Перенеся действие в пространство галереи, Серебренников вводит в пьесу новую тему – человек не просто становится жертвой несправедливо организованного общества и тотального равнодушия, но его жизнь и его трагедия превращена в арт-объект, в предмет искусства. Над Войцеком ставят эксперимент, и его голое дрожащее тело преломляется в зеркалах изломанной ширмы, возле которой он лежит. Сцена балагана превращена в современный перформанс – загадочный господин N (у Бюхнера это просто зазывала) демонстрирует солидной публике диковинных зверей – женщины и мужчины с гигантскими звериными головами из папье-маше стоят тут же рядом, а на экране сзади в убыстренном темпе, в клиповом режиме показывают "сцены из жизни акционизма" - кто-то что-то рисует, кто-то танцует, кто-то совокупляется. Лицо уже убившего Войцека протагонисты современного искусства берут крупным планом – помещают в рамку из светящихся люминесцентных офисных ламп, будто подсвечивают экспонат. И разоблачение убийцы тоже становится перформансом – замеревшего у фанерной стены Войцека (там, где только что убивал Марию) медленно красят белой краской. Он будто сливается, растворяется в этом лабораторном бездушном пространстве.
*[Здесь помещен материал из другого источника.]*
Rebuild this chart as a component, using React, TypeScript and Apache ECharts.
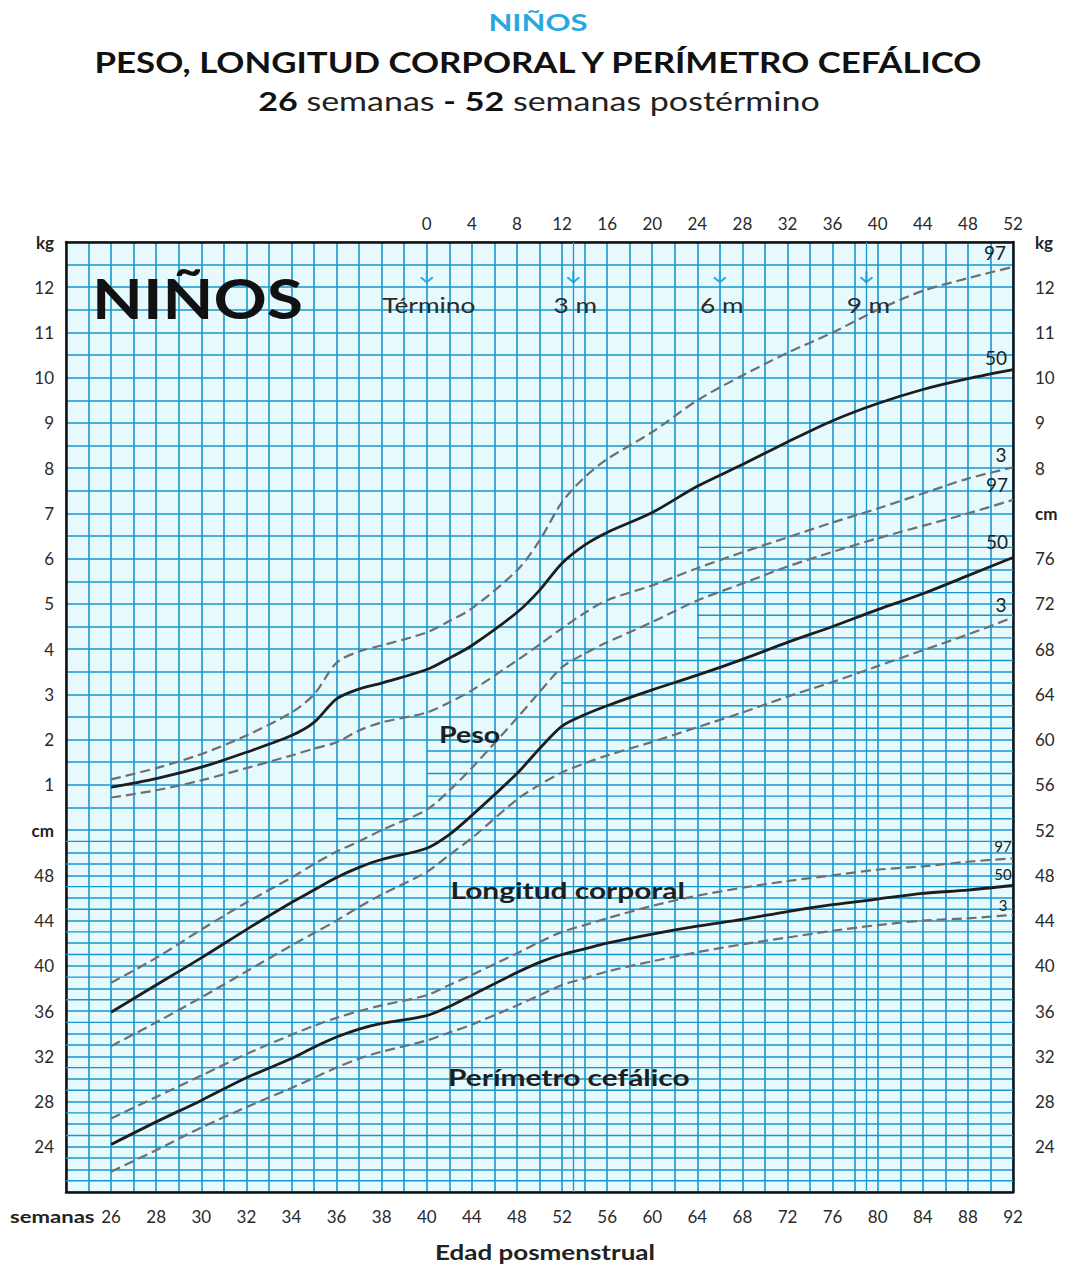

Жизнь Войцека превращают в перформанс, и сам спектакль, идущий под психоделическую музыку Якоба Ниманиса, построен по законам перформанса. Здесь мало пространства для контакта со зрителем, у Серебренникова получился очень герметичный спектакль. Самое перенесение действия пьесы на территорию современного искусства могло бы дать большое поле для новых смыслов – для размышлений о предмете искусства, о возможной враждебности искусства жизни, о превращении живого в продукт, но в холодном, ярком, малоэмоциональном спектакле это поле только намечено.